(Requirement) In your copy, include every line of the listing below exactly but none of the pictures.

○ ○ ○ ○ ○

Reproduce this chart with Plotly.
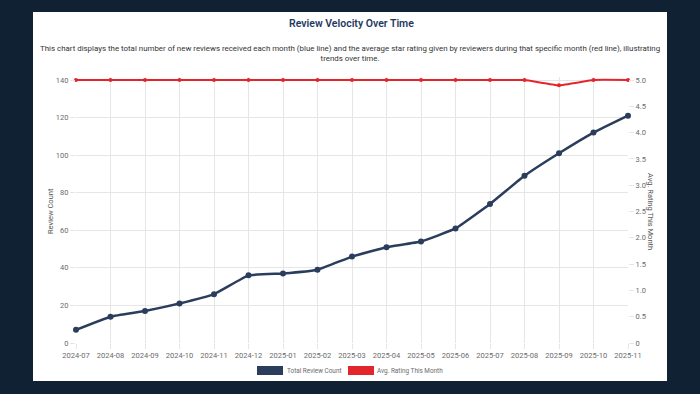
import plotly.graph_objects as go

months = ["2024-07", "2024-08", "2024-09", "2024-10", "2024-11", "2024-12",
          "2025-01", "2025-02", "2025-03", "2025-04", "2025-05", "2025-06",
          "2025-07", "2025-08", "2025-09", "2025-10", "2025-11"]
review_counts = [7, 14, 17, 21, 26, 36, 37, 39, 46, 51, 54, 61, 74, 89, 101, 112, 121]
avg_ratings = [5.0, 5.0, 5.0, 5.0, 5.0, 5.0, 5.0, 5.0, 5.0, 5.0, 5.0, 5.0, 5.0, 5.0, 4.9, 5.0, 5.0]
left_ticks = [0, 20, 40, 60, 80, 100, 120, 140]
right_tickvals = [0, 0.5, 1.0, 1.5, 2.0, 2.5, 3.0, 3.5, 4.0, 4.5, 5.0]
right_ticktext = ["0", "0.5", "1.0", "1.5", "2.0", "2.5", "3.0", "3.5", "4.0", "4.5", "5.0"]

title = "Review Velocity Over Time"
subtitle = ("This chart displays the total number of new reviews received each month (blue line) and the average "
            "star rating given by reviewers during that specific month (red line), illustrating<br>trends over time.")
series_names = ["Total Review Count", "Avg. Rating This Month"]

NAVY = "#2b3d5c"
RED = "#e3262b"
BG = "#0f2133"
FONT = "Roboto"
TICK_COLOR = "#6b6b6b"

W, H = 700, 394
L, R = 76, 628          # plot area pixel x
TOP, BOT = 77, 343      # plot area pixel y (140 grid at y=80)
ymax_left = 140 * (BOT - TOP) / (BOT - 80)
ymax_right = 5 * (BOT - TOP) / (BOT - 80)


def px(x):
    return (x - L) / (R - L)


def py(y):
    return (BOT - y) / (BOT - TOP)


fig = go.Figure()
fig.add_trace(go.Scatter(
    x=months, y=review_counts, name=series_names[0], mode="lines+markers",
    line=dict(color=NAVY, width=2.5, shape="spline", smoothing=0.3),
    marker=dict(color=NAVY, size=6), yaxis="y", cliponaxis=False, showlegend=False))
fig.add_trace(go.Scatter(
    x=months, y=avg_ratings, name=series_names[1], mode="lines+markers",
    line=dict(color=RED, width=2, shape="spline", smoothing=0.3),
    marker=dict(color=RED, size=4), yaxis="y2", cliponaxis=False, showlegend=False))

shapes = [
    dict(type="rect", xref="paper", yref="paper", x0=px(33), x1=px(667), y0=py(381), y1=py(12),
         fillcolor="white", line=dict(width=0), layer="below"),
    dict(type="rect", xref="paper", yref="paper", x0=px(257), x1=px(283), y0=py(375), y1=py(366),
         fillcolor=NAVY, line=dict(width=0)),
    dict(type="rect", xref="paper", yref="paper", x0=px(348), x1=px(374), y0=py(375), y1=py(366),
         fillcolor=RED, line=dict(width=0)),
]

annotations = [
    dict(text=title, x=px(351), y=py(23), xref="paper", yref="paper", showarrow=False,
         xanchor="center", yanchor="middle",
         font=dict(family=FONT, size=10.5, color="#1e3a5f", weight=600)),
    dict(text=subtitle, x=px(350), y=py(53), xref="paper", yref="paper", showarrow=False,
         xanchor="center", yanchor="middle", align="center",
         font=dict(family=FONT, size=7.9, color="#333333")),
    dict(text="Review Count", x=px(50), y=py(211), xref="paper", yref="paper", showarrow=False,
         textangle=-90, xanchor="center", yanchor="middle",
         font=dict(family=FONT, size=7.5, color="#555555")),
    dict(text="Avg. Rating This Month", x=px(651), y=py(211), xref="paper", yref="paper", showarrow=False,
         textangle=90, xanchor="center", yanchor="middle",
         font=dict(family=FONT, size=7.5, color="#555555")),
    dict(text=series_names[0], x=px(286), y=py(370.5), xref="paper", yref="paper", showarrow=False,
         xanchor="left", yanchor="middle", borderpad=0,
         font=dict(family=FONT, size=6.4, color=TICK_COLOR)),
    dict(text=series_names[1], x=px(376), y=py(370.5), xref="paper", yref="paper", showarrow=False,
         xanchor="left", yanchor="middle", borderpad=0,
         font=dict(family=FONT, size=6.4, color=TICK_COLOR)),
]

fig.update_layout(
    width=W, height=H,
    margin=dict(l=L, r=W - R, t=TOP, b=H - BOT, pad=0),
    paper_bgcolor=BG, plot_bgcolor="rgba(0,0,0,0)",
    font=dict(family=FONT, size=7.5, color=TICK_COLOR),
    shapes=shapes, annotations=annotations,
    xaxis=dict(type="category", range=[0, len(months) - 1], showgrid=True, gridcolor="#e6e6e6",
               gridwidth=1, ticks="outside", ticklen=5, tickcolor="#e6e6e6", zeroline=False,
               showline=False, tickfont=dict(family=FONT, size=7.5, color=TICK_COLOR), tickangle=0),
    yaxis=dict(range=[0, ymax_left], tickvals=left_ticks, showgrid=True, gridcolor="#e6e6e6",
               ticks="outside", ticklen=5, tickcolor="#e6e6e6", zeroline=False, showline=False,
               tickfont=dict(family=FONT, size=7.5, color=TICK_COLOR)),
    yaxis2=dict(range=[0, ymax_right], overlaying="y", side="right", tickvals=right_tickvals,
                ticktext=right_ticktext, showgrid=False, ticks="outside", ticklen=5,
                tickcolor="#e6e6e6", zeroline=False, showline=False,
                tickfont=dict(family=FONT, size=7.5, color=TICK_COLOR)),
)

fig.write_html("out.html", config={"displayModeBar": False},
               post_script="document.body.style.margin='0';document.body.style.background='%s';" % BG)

○ ○ ○ ○ ○

(Solution for this exercise)
Reproduce this chart with Plotly.
import plotly.graph_objects as go

months = ["2024-07", "2024-08", "2024-09", "2024-10", "2024-11", "2024-12",
          "2025-01", "2025-02", "2025-03", "2025-04", "2025-05", "2025-06",
          "2025-07", "2025-08", "2025-09", "2025-10", "2025-11"]
review_counts = [7, 14, 17, 21, 26, 36, 37, 39, 46, 51, 54, 61, 74, 89, 101, 112, 121]
avg_ratings = [5.0, 5.0, 5.0, 5.0, 5.0, 5.0, 5.0, 5.0, 5.0, 5.0, 5.0, 5.0, 5.0, 5.0, 4.9, 5.0, 5.0]
left_ticks = [0, 20, 40, 60, 80, 100, 120, 140]
right_tickvals = [0, 0.5, 1.0, 1.5, 2.0, 2.5, 3.0, 3.5, 4.0, 4.5, 5.0]
right_ticktext = ["0", "0.5", "1.0", "1.5", "2.0", "2.5", "3.0", "3.5", "4.0", "4.5", "5.0"]

title = "Review Velocity Over Time"
subtitle = ("This chart displays the total number of new reviews received each month (blue line) and the average "
            "star rating given by reviewers during that specific month (red line), illustrating<br>trends over time.")
series_names = ["Total Review Count", "Avg. Rating This Month"]

NAVY = "#2b3d5c"
RED = "#e3262b"
BG = "#0f2133"
FONT = "Roboto"
TICK_COLOR = "#6b6b6b"

W, H = 700, 394
L, R = 76, 628          # plot area pixel x
TOP, BOT = 77, 343      # plot area pixel y (140 grid at y=80)
ymax_left = 140 * (BOT - TOP) / (BOT - 80)
ymax_right = 5 * (BOT - TOP) / (BOT - 80)


def px(x):
    return (x - L) / (R - L)


def py(y):
    return (BOT - y) / (BOT - TOP)


fig = go.Figure()
fig.add_trace(go.Scatter(
    x=months, y=review_counts, name=series_names[0], mode="lines+markers",
    line=dict(color=NAVY, width=2.5, shape="spline", smoothing=0.3),
    marker=dict(color=NAVY, size=6), yaxis="y", cliponaxis=False, showlegend=False))
fig.add_trace(go.Scatter(
    x=months, y=avg_ratings, name=series_names[1], mode="lines+markers",
    line=dict(color=RED, width=2, shape="spline", smoothing=0.3),
    marker=dict(color=RED, size=4), yaxis="y2", cliponaxis=False, showlegend=False))

shapes = [
    dict(type="rect", xref="paper", yref="paper", x0=px(33), x1=px(667), y0=py(381), y1=py(12),
         fillcolor="white", line=dict(width=0), layer="below"),
    dict(type="rect", xref="paper", yref="paper", x0=px(257), x1=px(283), y0=py(375), y1=py(366),
         fillcolor=NAVY, line=dict(width=0)),
    dict(type="rect", xref="paper", yref="paper", x0=px(348), x1=px(374), y0=py(375), y1=py(366),
         fillcolor=RED, line=dict(width=0)),
]

annotations = [
    dict(text=title, x=px(351), y=py(23), xref="paper", yref="paper", showarrow=False,
         xanchor="center", yanchor="middle",
         font=dict(family=FONT, size=10.5, color="#1e3a5f", weight=600)),
    dict(text=subtitle, x=px(350), y=py(53), xref="paper", yref="paper", showarrow=False,
         xanchor="center", yanchor="middle", align="center",
         font=dict(family=FONT, size=7.9, color="#333333")),
    dict(text="Review Count", x=px(50), y=py(211), xref="paper", yref="paper", showarrow=False,
         textangle=-90, xanchor="center", yanchor="middle",
         font=dict(family=FONT, size=7.5, color="#555555")),
    dict(text="Avg. Rating This Month", x=px(651), y=py(211), xref="paper", yref="paper", showarrow=False,
         textangle=90, xanchor="center", yanchor="middle",
         font=dict(family=FONT, size=7.5, color="#555555")),
    dict(text=series_names[0], x=px(286), y=py(370.5), xref="paper", yref="paper", showarrow=False,
         xanchor="left", yanchor="middle", borderpad=0,
         font=dict(family=FONT, size=6.4, color=TICK_COLOR)),
    dict(text=series_names[1], x=px(376), y=py(370.5), xref="paper", yref="paper", showarrow=False,
         xanchor="left", yanchor="middle", borderpad=0,
         font=dict(family=FONT, size=6.4, color=TICK_COLOR)),
]

fig.update_layout(
    width=W, height=H,
    margin=dict(l=L, r=W - R, t=TOP, b=H - BOT, pad=0),
    paper_bgcolor=BG, plot_bgcolor="rgba(0,0,0,0)",
    font=dict(family=FONT, size=7.5, color=TICK_COLOR),
    shapes=shapes, annotations=annotations,
    xaxis=dict(type="category", range=[0, len(months) - 1], showgrid=True, gridcolor="#e6e6e6",
               gridwidth=1, ticks="outside", ticklen=5, tickcolor="#e6e6e6", zeroline=False,
               showline=False, tickfont=dict(family=FONT, size=7.5, color=TICK_COLOR), tickangle=0),
    yaxis=dict(range=[0, ymax_left], tickvals=left_ticks, showgrid=True, gridcolor="#e6e6e6",
               ticks="outside", ticklen=5, tickcolor="#e6e6e6", zeroline=False, showline=False,
               tickfont=dict(family=FONT, size=7.5, color=TICK_COLOR)),
    yaxis2=dict(range=[0, ymax_right], overlaying="y", side="right", tickvals=right_tickvals,
                ticktext=right_ticktext, showgrid=False, ticks="outside", ticklen=5,
                tickcolor="#e6e6e6", zeroline=False, showline=False,
                tickfont=dict(family=FONT, size=7.5, color=TICK_COLOR)),
)

fig.write_html("out.html", config={"displayModeBar": False},
               post_script="document.body.style.margin='0';document.body.style.background='%s';" % BG)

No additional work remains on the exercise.